Doing even a brief plot synopsis would do the film a disservice, so I'll merely state that the film involves the relationship between young Hushpuppy (an Oscar-worthy Quvenzhané Wallis) and her tough-love father Wink (Dwight Henry).  Theirs is a world of seemingly unimaginable poverty, the kind that certain political factions like to pretend doesn't exist in America.  But the picture neither editorializes their circumstances nor does it try to ennoble their seemingly cut-off community.  Some viewers may be put off by the squalor on display while others may merely find themselves grateful for their own financial/social situation and/or self-congratulating in their acknowledgment of these sorts of living conditions.  But the film merely presents the world of this backwoods Louisiana nicknamed 'the Bathtub' at face value with little commentary.

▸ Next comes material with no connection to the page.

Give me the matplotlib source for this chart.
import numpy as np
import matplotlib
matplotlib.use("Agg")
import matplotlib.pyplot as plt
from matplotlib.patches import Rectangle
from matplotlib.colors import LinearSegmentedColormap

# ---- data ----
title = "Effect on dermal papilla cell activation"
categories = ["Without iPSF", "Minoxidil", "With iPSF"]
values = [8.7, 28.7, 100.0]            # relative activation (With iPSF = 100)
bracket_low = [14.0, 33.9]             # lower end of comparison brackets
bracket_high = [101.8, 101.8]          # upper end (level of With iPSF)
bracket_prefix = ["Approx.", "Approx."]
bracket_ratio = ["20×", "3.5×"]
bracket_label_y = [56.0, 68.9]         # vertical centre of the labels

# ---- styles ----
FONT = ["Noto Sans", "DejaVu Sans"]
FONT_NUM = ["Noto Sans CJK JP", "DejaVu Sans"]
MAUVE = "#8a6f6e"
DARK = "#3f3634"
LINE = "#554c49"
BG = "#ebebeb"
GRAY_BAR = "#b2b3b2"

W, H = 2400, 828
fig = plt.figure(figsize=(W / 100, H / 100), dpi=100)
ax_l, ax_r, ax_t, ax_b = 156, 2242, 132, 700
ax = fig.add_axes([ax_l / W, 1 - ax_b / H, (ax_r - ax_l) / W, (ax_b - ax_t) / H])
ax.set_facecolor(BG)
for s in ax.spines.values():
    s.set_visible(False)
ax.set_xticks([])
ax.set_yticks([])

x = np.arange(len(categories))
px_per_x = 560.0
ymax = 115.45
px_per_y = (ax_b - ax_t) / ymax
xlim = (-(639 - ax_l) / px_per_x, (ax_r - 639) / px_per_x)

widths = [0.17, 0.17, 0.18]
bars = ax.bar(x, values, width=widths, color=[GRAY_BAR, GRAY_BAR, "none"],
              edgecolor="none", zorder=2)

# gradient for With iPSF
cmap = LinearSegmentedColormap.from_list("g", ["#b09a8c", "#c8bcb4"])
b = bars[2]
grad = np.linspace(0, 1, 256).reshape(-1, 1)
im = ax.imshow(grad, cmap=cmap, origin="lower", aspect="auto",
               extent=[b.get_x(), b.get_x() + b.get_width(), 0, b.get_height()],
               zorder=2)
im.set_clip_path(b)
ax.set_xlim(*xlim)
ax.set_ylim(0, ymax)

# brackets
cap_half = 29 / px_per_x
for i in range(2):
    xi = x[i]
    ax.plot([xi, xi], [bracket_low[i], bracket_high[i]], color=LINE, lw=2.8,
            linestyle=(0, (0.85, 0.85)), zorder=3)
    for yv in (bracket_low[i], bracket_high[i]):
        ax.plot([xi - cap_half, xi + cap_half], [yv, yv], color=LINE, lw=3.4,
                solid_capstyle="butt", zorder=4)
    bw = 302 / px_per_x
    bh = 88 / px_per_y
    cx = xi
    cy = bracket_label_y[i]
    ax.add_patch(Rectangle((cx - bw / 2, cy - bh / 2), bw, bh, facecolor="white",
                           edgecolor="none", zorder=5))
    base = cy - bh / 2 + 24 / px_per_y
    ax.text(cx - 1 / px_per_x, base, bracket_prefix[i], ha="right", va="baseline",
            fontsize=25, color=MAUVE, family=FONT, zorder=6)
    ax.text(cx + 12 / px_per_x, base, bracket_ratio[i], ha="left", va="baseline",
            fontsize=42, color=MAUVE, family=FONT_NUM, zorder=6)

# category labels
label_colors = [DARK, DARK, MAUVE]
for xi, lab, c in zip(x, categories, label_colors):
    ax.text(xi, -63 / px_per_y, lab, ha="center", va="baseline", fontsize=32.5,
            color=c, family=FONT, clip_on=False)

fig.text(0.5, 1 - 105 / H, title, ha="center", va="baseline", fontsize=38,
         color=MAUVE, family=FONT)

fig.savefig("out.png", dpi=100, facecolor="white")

This is not a documentary, but rather a film that tells a surreal fairy tale in a seemingly foreign world that is in-fact right within our own borders.

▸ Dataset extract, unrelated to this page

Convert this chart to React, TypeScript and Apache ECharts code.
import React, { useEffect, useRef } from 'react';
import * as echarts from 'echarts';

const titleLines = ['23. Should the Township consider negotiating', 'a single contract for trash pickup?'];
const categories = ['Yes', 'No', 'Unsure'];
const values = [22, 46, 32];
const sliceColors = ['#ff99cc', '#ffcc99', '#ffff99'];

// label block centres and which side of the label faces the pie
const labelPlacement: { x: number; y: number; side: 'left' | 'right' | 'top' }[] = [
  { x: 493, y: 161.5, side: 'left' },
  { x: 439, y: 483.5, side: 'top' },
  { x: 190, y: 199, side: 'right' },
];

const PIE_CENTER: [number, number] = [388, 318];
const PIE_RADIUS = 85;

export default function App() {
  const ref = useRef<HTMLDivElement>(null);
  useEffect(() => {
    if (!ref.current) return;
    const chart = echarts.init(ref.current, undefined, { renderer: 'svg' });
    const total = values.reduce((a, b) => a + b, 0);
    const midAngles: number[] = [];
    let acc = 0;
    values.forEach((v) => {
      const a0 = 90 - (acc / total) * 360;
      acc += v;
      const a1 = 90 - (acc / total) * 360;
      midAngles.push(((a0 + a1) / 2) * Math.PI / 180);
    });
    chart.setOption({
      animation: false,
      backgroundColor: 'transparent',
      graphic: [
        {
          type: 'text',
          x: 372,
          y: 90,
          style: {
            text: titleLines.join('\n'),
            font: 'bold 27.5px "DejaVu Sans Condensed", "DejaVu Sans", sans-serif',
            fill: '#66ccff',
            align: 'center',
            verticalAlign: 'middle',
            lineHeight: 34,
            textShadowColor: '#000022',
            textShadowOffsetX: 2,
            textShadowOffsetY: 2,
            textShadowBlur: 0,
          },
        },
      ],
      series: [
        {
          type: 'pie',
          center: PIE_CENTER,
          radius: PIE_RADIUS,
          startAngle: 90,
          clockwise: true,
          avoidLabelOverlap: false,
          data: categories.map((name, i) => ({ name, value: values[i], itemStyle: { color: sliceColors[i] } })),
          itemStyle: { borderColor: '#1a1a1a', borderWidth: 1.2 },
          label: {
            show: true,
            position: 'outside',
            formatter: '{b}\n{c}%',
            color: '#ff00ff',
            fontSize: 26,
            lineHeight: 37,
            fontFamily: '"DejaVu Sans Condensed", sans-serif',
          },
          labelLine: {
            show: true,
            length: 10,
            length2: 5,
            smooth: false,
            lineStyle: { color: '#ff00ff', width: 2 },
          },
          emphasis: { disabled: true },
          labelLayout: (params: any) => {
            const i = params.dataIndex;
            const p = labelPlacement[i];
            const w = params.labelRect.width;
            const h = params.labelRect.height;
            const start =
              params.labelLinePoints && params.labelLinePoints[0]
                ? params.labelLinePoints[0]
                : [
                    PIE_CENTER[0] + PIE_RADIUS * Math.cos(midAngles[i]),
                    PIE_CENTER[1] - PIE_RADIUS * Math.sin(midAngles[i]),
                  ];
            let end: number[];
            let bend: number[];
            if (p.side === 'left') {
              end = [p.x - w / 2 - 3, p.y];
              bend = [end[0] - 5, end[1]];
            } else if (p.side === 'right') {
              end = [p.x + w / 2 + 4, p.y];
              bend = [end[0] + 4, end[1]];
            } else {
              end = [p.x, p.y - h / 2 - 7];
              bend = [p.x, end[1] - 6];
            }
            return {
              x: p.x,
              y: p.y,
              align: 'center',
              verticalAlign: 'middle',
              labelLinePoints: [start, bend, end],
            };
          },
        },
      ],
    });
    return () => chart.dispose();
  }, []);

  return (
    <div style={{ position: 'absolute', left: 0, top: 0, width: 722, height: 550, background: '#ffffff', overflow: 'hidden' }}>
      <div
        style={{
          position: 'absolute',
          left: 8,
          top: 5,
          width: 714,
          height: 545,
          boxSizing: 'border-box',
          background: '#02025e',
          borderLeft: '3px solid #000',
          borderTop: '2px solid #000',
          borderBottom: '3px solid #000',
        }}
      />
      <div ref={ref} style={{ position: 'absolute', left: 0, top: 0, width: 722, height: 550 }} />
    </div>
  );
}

There are moments of devastating emotional power and the picture is built on a foundation of the anticipation of unimaginable grief.  Hushpuppy knows that her father is not long for this world, and while she occasionally talks about finding her (dead) mother, it's clear that she knows that she will soon be a parent-less child.  The storm that basically destroys their home is merely another obstacle for a father and a daughter to overcome in a journey to stay together for as long as they can.  Wink has the domineering behavior of a seemingly harsh and judgmental patriarch, but he knows his own mortality and is desperate to teach Hushpuppy how to survive when he is no longer around.  Hushpuppy's sole solace is in the community around her, a tight-knit group of equally poverty-stricken people who stick together because they have no chance whatsoever alone. All these elements come together to form an uncommonly intimate and thoroughly authentic portrait of a community struggling to survive in a country that has basically cut them off from 'society'.

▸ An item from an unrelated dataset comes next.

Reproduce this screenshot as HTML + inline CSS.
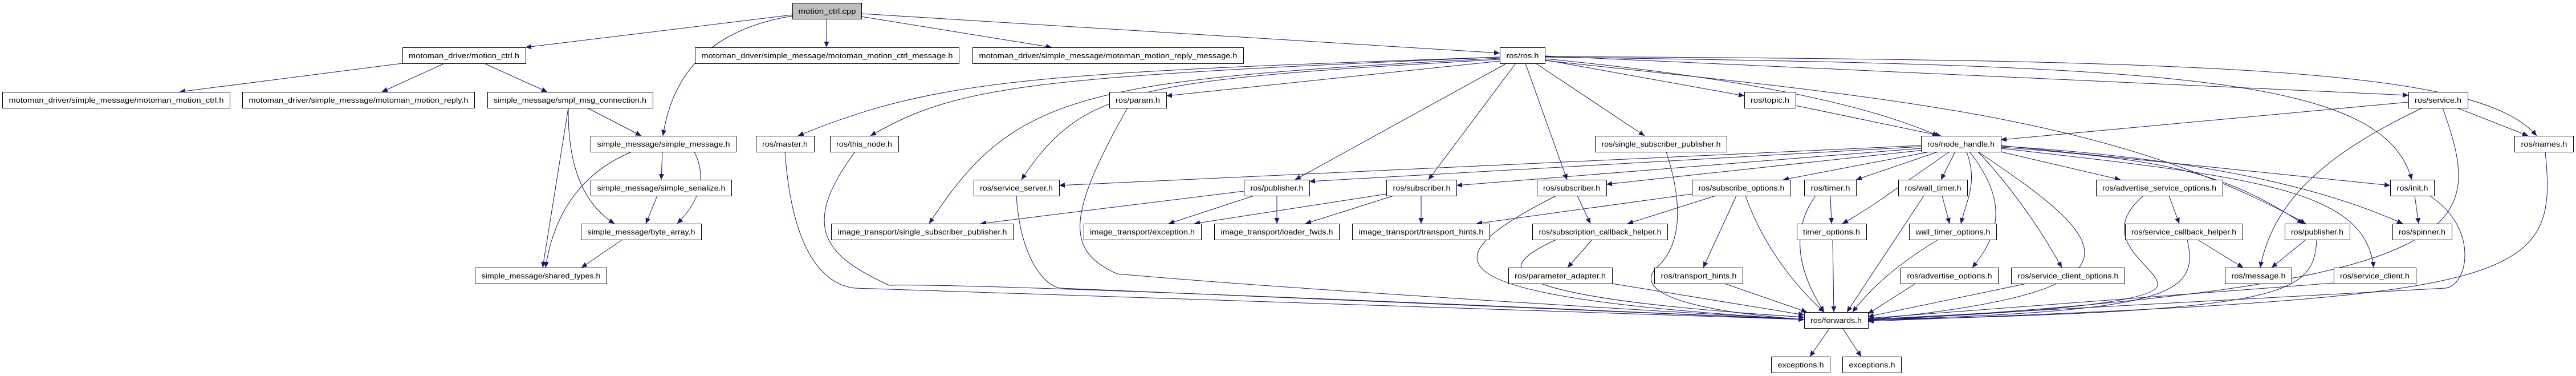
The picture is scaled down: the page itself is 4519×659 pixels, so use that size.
<!DOCTYPE html>
<html><head><meta charset="utf-8"><style>
html,body{margin:0;padding:0;background:#fff;}
svg{display:block;}
text{font-family:"Liberation Sans",sans-serif;font-size:13px;fill:#000;}
</style></head><body>
<svg width="4519" height="659" viewBox="0 0 4519 659" xmlns="http://www.w3.org/2000/svg">
<defs>
<marker id="a" markerUnits="userSpaceOnUse" markerWidth="11" markerHeight="9" refX="10" refY="4.5" orient="auto">
<path d="M0,0 L10,4.5 L0,9 Z" fill="#191970"/>
</marker>
</defs>
<g fill="none" stroke="#191970" stroke-width="1" marker-end="url(#a)">
<path d="M1390,26 L922,83"/>
<path d="M1390,28 Q1190,60 1163,238"/>
<path d="M1450,33 L1450,83"/>
<path d="M1511,29 L1845,83"/>
<path d="M1511,24 L2631,93"/>
<path d="M706,111 L315,161"/>
<path d="M780,111 L670,161"/>
<path d="M849,111 L960,161"/>
<path d="M1030,189 L1125,238"/>
<path d="M997,189 Q995,340 1078,392"/>
<path d="M997,189 L952,469"/>
<path d="M1162,266 L1160,315"/>
<path d="M1218,266 Q1250,330 1188,392"/>
<path d="M1108,266 Q980,320 957,469"/>
<path d="M1153,343 L1133,392"/>
<path d="M1092,420 L1020,469"/>
<path d="M2631,100 C1800,128 1640,140 1400,238"/>
<path d="M2631,100 C1800,135 1680,150 1527,238"/>
<path d="M2631,102 C1900,140 1780,160 1630,392"/>
<path d="M2631,104 C2000,140 1900,150 1792,315"/>
<path d="M2631,107 L2046,168"/>
<path d="M2643,111 L2272,315"/>
<path d="M2659,111 L2506,315"/>
<path d="M2676,111 L2749,315"/>
<path d="M2694,111 L2885,238"/>
<path d="M2710,105 L3060,168"/>
<path d="M2710,103 Q3200,150 3400,238"/>
<path d="M2710,98 L4225,167"/>
<path d="M2710,106 C3300,170 3700,200 4045,392"/>
<path d="M2710,100 C3800,115 4180,130 4231,315"/>
<path d="M2710,99 C3900,105 4350,120 4450,238"/>
<path d="M3150,185 L3405,238"/>
<path d="M4225,179 L3510,245"/>
<path d="M4250,189 C4100,260 3990,340 3965,469"/>
<path d="M4285,189 C4360,400 4360,500 3277,562"/>
<path d="M4310,189 L4435,238"/>
<path d="M4465,266 C4490,500 4420,520 3277,563"/>
<path d="M3370,255 L1858,325"/>
<path d="M3370,257 L2297,318"/>
<path d="M3370,260 L2555,325"/>
<path d="M3375,263 L2818,323"/>
<path d="M3385,266 L3128,315"/>
<path d="M3400,266 L3256,315"/>
<path d="M3430,266 L3405,315"/>
<path d="M3420,266 C3340,320 3290,360 3232,392"/>
<path d="M3450,266 C3470,320 3450,350 3440,392"/>
<path d="M3455,266 C3530,360 3500,420 3460,469"/>
<path d="M3470,266 C3540,340 3590,420 3617,469"/>
<path d="M3470,266 C3700,420 3800,510 3277,560"/>
<path d="M3510,266 L3720,315"/>
<path d="M3510,255 L4193,325"/>
<path d="M3510,258 C3800,280 3900,300 4040,392"/>
<path d="M3510,256 C3900,280 4100,340 4215,392"/>
<path d="M3510,260 C3950,310 4150,330 4164,469"/>
<path d="M2182,335 L1720,392"/>
<path d="M2200,343 L2050,392"/>
<path d="M2240,343 L2240,392"/>
<path d="M2432,340 L2095,392"/>
<path d="M2445,343 L2290,392"/>
<path d="M2493,343 L2493,392"/>
<path d="M2730,343 C2500,460 2500,520 3165,560"/>
<path d="M2767,343 L2790,392"/>
<path d="M2968,340 L2590,392"/>
<path d="M3010,343 L2855,392"/>
<path d="M3046,343 L2988,469"/>
<path d="M3062,343 C3100,450 3170,520 3200,547"/>
<path d="M3211,343 L3213,392"/>
<path d="M3185,343 C3130,420 3170,500 3200,547"/>
<path d="M3407,343 L3420,392"/>
<path d="M3375,343 L3240,547"/>
<path d="M3215,420 L3217,547"/>
<path d="M3400,420 Q3300,480 3250,547"/>
<path d="M2793,420 L2750,469"/>
<path d="M2730,420 C2620,470 2600,520 3165,556"/>
<path d="M2828,497 L3165,552"/>
<path d="M3025,497 L3170,547"/>
<path d="M3360,497 L3277,550"/>
<path d="M3555,497 L3277,555"/>
<path d="M2923,266 C2960,380 2940,440 2905,470 C2860,520 3000,548 3165,560"/>
<path d="M1377,266 C1390,450 1450,500 1500,505 L3165,560"/>
<path d="M1500,266 C1400,400 1450,450 1560,500 Q1700,495 3165,560"/>
<path d="M1978,189 C1870,380 1870,440 1960,480 Q2300,510 3165,560"/>
<path d="M1783,343 C1790,450 1830,500 1860,505 L3165,560"/>
<path d="M3805,343 L3823,392"/>
<path d="M3760,343 C3670,420 3790,470 3785,500 C3780,540 3400,555 3277,560"/>
<path d="M3855,420 L3935,469"/>
<path d="M3837,420 C3860,520 3800,545 3277,561"/>
<path d="M4045,420 L3985,469"/>
<path d="M4064,420 C4060,520 4000,545 3277,561"/>
<path d="M4094,496 L3277,558"/>
<path d="M4236,343 L4243,392"/>
<path d="M4262,343 C4350,400 4330,500 4290,505 L3277,560"/>
<path d="M3210,575 L3175,625"/>
<path d="M3232,575 L3265,625"/>
</g>
<g stroke="#000" stroke-width="1" fill="#fff">
<rect x="1390.5" y="5.5" width="121" height="28" fill="#bfbfbf"/>
<rect x="706.5" y="83.5" width="216" height="28"/>
<rect x="1219.5" y="83.5" width="463" height="28"/>
<rect x="1706.5" y="83.5" width="475" height="28"/>
<rect x="2631.5" y="83.5" width="79" height="28"/>
<rect x="4.5" y="161.5" width="399" height="28"/>
<rect x="425.5" y="161.5" width="407" height="28"/>
<rect x="855.5" y="161.5" width="290" height="28"/>
<rect x="1946.5" y="161.5" width="100" height="28"/>
<rect x="3060.5" y="161.5" width="90" height="28"/>
<rect x="4225.5" y="161.5" width="104" height="28"/>
<rect x="1036.5" y="238.5" width="255" height="28"/>
<rect x="1326.5" y="238.5" width="102" height="28"/>
<rect x="1456.5" y="238.5" width="120" height="28"/>
<rect x="2798.5" y="238.5" width="231" height="28"/>
<rect x="3370.5" y="238.5" width="140" height="28"/>
<rect x="4411.5" y="238.5" width="103" height="28"/>
<rect x="1036.5" y="315.5" width="247" height="28"/>
<rect x="1708.5" y="315.5" width="150" height="28"/>
<rect x="2182.5" y="315.5" width="115" height="28"/>
<rect x="2432.5" y="315.5" width="123" height="28"/>
<rect x="2696.5" y="315.5" width="122" height="28"/>
<rect x="2968.5" y="315.5" width="173" height="28"/>
<rect x="3165.5" y="315.5" width="91" height="28"/>
<rect x="3330.5" y="315.5" width="121" height="28"/>
<rect x="3677.5" y="315.5" width="222" height="28"/>
<rect x="4193.5" y="315.5" width="77" height="28"/>
<rect x="1019.5" y="392.5" width="211" height="28"/>
<rect x="1458.5" y="392.5" width="319" height="28"/>
<rect x="1901.5" y="392.5" width="206" height="28"/>
<rect x="2130.5" y="392.5" width="219" height="28"/>
<rect x="2372.5" y="392.5" width="241" height="28"/>
<rect x="2688.5" y="392.5" width="237" height="28"/>
<rect x="3152.5" y="392.5" width="122" height="28"/>
<rect x="3349.5" y="392.5" width="153" height="28"/>
<rect x="3728.5" y="392.5" width="206" height="28"/>
<rect x="4008.5" y="392.5" width="114" height="28"/>
<rect x="4197.5" y="392.5" width="104" height="28"/>
<rect x="833.5" y="469.5" width="231" height="28"/>
<rect x="2646.5" y="469.5" width="182" height="28"/>
<rect x="2902.5" y="469.5" width="155" height="28"/>
<rect x="3334.5" y="469.5" width="171" height="28"/>
<rect x="3528.5" y="469.5" width="199" height="28"/>
<rect x="3903.5" y="469.5" width="117" height="28"/>
<rect x="4094.5" y="469.5" width="144" height="28"/>
<rect x="3165.5" y="547.5" width="112" height="28"/>
<rect x="3107.5" y="625.5" width="103" height="28"/>
<rect x="3232.5" y="625.5" width="103" height="28"/>
</g>
<g text-anchor="middle" lengthAdjust="spacingAndGlyphs">
<text x="1451" y="24" textLength="101" lengthAdjust="spacingAndGlyphs">motion_ctrl.cpp</text>
<text x="814" y="102" textLength="194" lengthAdjust="spacingAndGlyphs">motoman_driver/motion_ctrl.h</text>
<text x="1451" y="102" textLength="441" lengthAdjust="spacingAndGlyphs">motoman_driver/simple_message/motoman_motion_ctrl_message.h</text>
<text x="1944" y="102" textLength="453" lengthAdjust="spacingAndGlyphs">motoman_driver/simple_message/motoman_motion_reply_message.h</text>
<text x="2671" y="102" textLength="57" lengthAdjust="spacingAndGlyphs">ros/ros.h</text>
<text x="204" y="180" textLength="377" lengthAdjust="spacingAndGlyphs">motoman_driver/simple_message/motoman_motion_ctrl.h</text>
<text x="629" y="180" textLength="385" lengthAdjust="spacingAndGlyphs">motoman_driver/simple_message/motoman_motion_reply.h</text>
<text x="1000" y="180" textLength="268" lengthAdjust="spacingAndGlyphs">simple_message/smpl_msg_connection.h</text>
<text x="1996" y="180" textLength="78" lengthAdjust="spacingAndGlyphs">ros/param.h</text>
<text x="3105" y="180" textLength="68" lengthAdjust="spacingAndGlyphs">ros/topic.h</text>
<text x="4277" y="180" textLength="82" lengthAdjust="spacingAndGlyphs">ros/service.h</text>
<text x="1164" y="257" textLength="233" lengthAdjust="spacingAndGlyphs">simple_message/simple_message.h</text>
<text x="1377" y="257" textLength="80" lengthAdjust="spacingAndGlyphs">ros/master.h</text>
<text x="1516" y="257" textLength="98" lengthAdjust="spacingAndGlyphs">ros/this_node.h</text>
<text x="2914" y="257" textLength="209" lengthAdjust="spacingAndGlyphs">ros/single_subscriber_publisher.h</text>
<text x="3440" y="257" textLength="118" lengthAdjust="spacingAndGlyphs">ros/node_handle.h</text>
<text x="4463" y="257" textLength="81" lengthAdjust="spacingAndGlyphs">ros/names.h</text>
<text x="1160" y="334" textLength="225" lengthAdjust="spacingAndGlyphs">simple_message/simple_serialize.h</text>
<text x="1783" y="334" textLength="128" lengthAdjust="spacingAndGlyphs">ros/service_server.h</text>
<text x="2240" y="334" textLength="93" lengthAdjust="spacingAndGlyphs">ros/publisher.h</text>
<text x="2494" y="334" textLength="101" lengthAdjust="spacingAndGlyphs">ros/subscriber.h</text>
<text x="2757" y="334" textLength="100" lengthAdjust="spacingAndGlyphs">ros/subscriber.h</text>
<text x="3055" y="334" textLength="151" lengthAdjust="spacingAndGlyphs">ros/subscribe_options.h</text>
<text x="3211" y="334" textLength="69" lengthAdjust="spacingAndGlyphs">ros/timer.h</text>
<text x="3391" y="334" textLength="99" lengthAdjust="spacingAndGlyphs">ros/wall_timer.h</text>
<text x="3788" y="334" textLength="200" lengthAdjust="spacingAndGlyphs">ros/advertise_service_options.h</text>
<text x="4232" y="334" textLength="55" lengthAdjust="spacingAndGlyphs">ros/init.h</text>
<text x="1125" y="411" textLength="189" lengthAdjust="spacingAndGlyphs">simple_message/byte_array.h</text>
<text x="1618" y="411" textLength="297" lengthAdjust="spacingAndGlyphs">image_transport/single_subscriber_publisher.h</text>
<text x="2004" y="411" textLength="184" lengthAdjust="spacingAndGlyphs">image_transport/exception.h</text>
<text x="2240" y="411" textLength="197" lengthAdjust="spacingAndGlyphs">image_transport/loader_fwds.h</text>
<text x="2493" y="411" textLength="219" lengthAdjust="spacingAndGlyphs">image_transport/transport_hints.h</text>
<text x="2807" y="411" textLength="215" lengthAdjust="spacingAndGlyphs">ros/subscription_callback_helper.h</text>
<text x="3213" y="411" textLength="100" lengthAdjust="spacingAndGlyphs">timer_options.h</text>
<text x="3426" y="411" textLength="131" lengthAdjust="spacingAndGlyphs">wall_timer_options.h</text>
<text x="3831" y="411" textLength="184" lengthAdjust="spacingAndGlyphs">ros/service_callback_helper.h</text>
<text x="4065" y="411" textLength="92" lengthAdjust="spacingAndGlyphs">ros/publisher.h</text>
<text x="4249" y="411" textLength="82" lengthAdjust="spacingAndGlyphs">ros/spinner.h</text>
<text x="949" y="488" textLength="209" lengthAdjust="spacingAndGlyphs">simple_message/shared_types.h</text>
<text x="2737" y="488" textLength="160" lengthAdjust="spacingAndGlyphs">ros/parameter_adapter.h</text>
<text x="2980" y="488" textLength="133" lengthAdjust="spacingAndGlyphs">ros/transport_hints.h</text>
<text x="3420" y="488" textLength="149" lengthAdjust="spacingAndGlyphs">ros/advertise_options.h</text>
<text x="3628" y="488" textLength="177" lengthAdjust="spacingAndGlyphs">ros/service_client_options.h</text>
<text x="3962" y="488" textLength="95" lengthAdjust="spacingAndGlyphs">ros/message.h</text>
<text x="4166" y="488" textLength="122" lengthAdjust="spacingAndGlyphs">ros/service_client.h</text>
<text x="3221" y="566" textLength="90" lengthAdjust="spacingAndGlyphs">ros/forwards.h</text>
<text x="3159" y="644" textLength="81" lengthAdjust="spacingAndGlyphs">exceptions.h</text>
<text x="3284" y="644" textLength="81" lengthAdjust="spacingAndGlyphs">exceptions.h</text>
</g>
</svg>
</body></html>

The Beasts of the Southern Wild is easily one of the best films of 2012.  Even though it concerns Hurricane Katrina, it is not intended to be 'the Katrina film'.  It's not When the Levees Broke nor is it Treme, but rather a singular child's-eye view saga of uncommon power.  It is visually unlike any film you're likely to see in the near-future, melding periodic fantasy elements with devastating tragedy and authentic humanity.  It is the kind of intimate experience that ennobles independent film-making and it is a genuine piece of must-see cinema.